The young people are not here by accident. State Street is basically an urban mall, with all the familiar favorites, including Nordstrom, Macys and Crate & Barrel. The main thoroughfare is also popular with Santa Barbara’s considerable homeless population, a group that’s generally as laid-back as the rest of the populace—although they still provide serious competition for their own piece of turf. When I stop at a bench to adjust my bike chain, a street squatter loudly makes it clear I’m trespassing. Good time for a ride to the waterfront.

Santa Barbara’s Fisherman’s Wharf is no theme park re-creation; this is a working wharf. And it’s a study in local commerce. On Saturdays, from 7 a.m. to around noon, fishermen set up a market here to sell their catch, and it’s getting late. By 11, only three stands remain, and lobster is down to $13 a pound.

Paul Teall and his 12-year-old son, Parker, work this stand every weekend. They’ve been operating here since Parker was 4. Local fish is $4 a pound. Next door, Mike and Sam are selling whole crabs for $2 a pound. Their neighbor is undercutting them at $1.50 a pound. And I’m getting hungry again.

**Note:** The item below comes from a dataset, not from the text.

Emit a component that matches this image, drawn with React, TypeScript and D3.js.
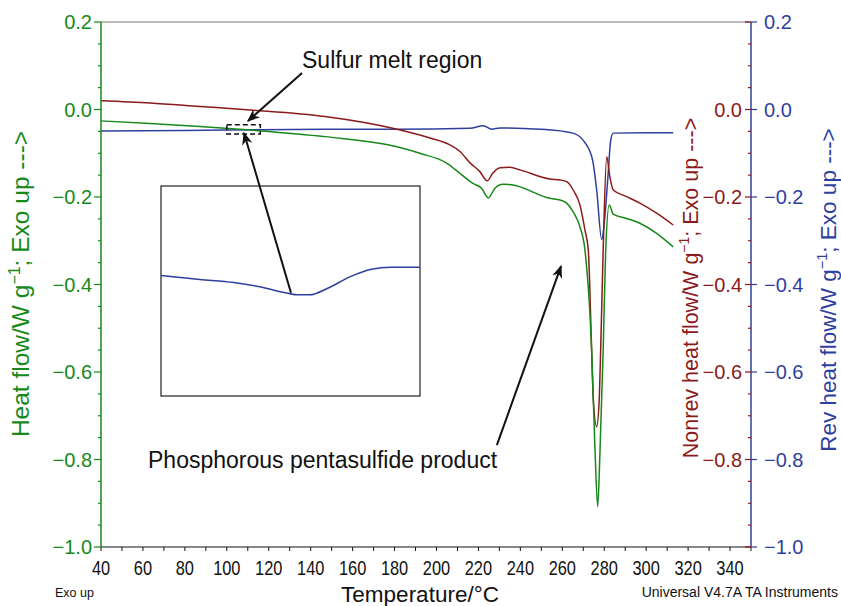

Back to State Street and more time warp. Inside the Santa Barbara Museum of Art, I find Rodin and Monet. Outside, a gaggle of youngsters is finding fascination with a group of eight aging protesters. Straight out of the ’60s and shaggy-haired, they’re wearing Vietnamera peace symbols, carrying protest signs and singing “All we are saying is ‘Give peace a chance.’ ” Only these protesters appear to be in their 60s, their long hair thinner and grayer and their enthusiasm waning.

The youngsters soon lose interest, and I’m riding my bike back to the Simpson House, where I have a date with the whirlpool bath. I think I’ll take a cab to the train station tomorrow.